Sophie Marchand has been a watch specialist at a major Geneva auction house — she has asked that I not name it — for nineteen years. She has handled, by her estimate, several thousand watches of significance and presided over sales that, in aggregate, total more than CHF 800 million. She speaks about the market with the particular precision of someone who has seen it be wrong many times and has learned not to be surprised by this.
The Hour: What does the room feel like when a lot exceeds its high estimate significantly?
Sophie Marchand: It depends enormously on whether the high estimate was credible. If we estimated correctly and the bidding has gone beyond because two determined people have both decided they must have it, the room feels like a fair contest. If we underestimated — if we were cautious with a lot we weren't certain about — and it goes significantly over, the room has a different quality. A kind of collective realisation. You can feel people updating their understanding of what the object is worth in real time.
TH: How often do you get it wrong?
SM: Regularly. And in both directions, which is important to acknowledge. The watches we think will fly that don't are at least as instructive as the ones we think are modest that exceed. The market does not always agree with the consensus, and the consensus is not always right. This is what makes the work interesting and what makes overconfidence dangerous.
TH: What kinds of buyers do you see?
SM: The landscape has changed significantly in the past decade. We have buyers now who were not in the room — or even the market — ten years ago. Some of them have acquired knowledge quickly and are serious collectors. Others have acquired capital quickly and are treating watches as an asset class. These two groups make very different decisions in the room, and the results are sometimes spectacular and sometimes instructive in the other direction.
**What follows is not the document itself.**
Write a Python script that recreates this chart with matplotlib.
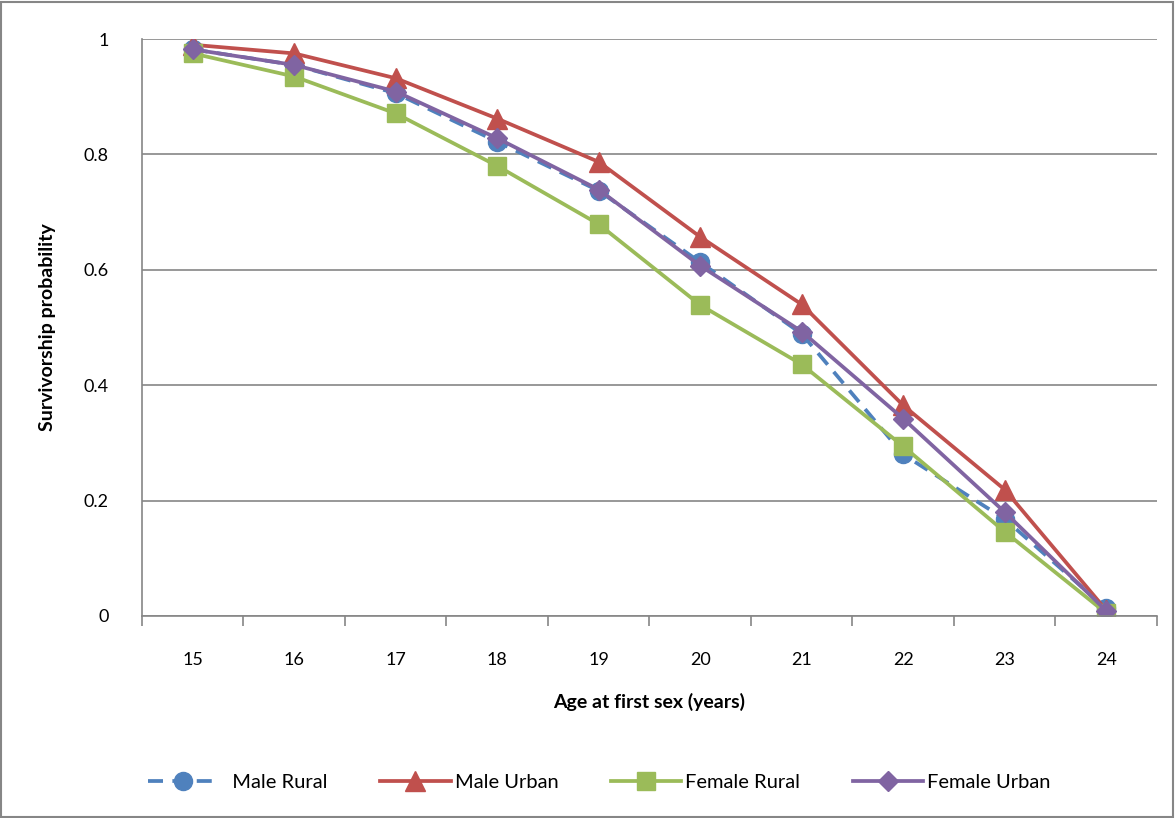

TH: What's the difference in behaviour?
SM: The serious collector knows what they want before they arrive. They have examined the lot, often in person, often more than once. They have a price in their mind that reflects their genuine assessment of the object. They will go to that price and not beyond it. The buyer treating watches as an asset will sometimes go beyond what any assessment would support because they are bidding on the expectation of future appreciation rather than the present reality of the object. This is not irrational, but it is a different activity.
TH: And the estates?
SM: The estates are where the most interesting things happen. You learn the most from a collection being dispersed — about how the collector thought, about what they prioritised, about the condition they maintained their watches in. A collection sold from an estate is a complete document of someone's engagement with the field. Some of those documents are extraordinary. Some are more complicated.
TH: Complicated how?
SM: (smiles) Collections assembled by people who understood exactly what they were doing and cared for everything correctly are straightforward. Collections assembled by people who understood some things but not others, who bought brilliantly in one category and made mistakes in another — those are more interesting to work with, and more revealing. The mistakes tell you as much as the successes.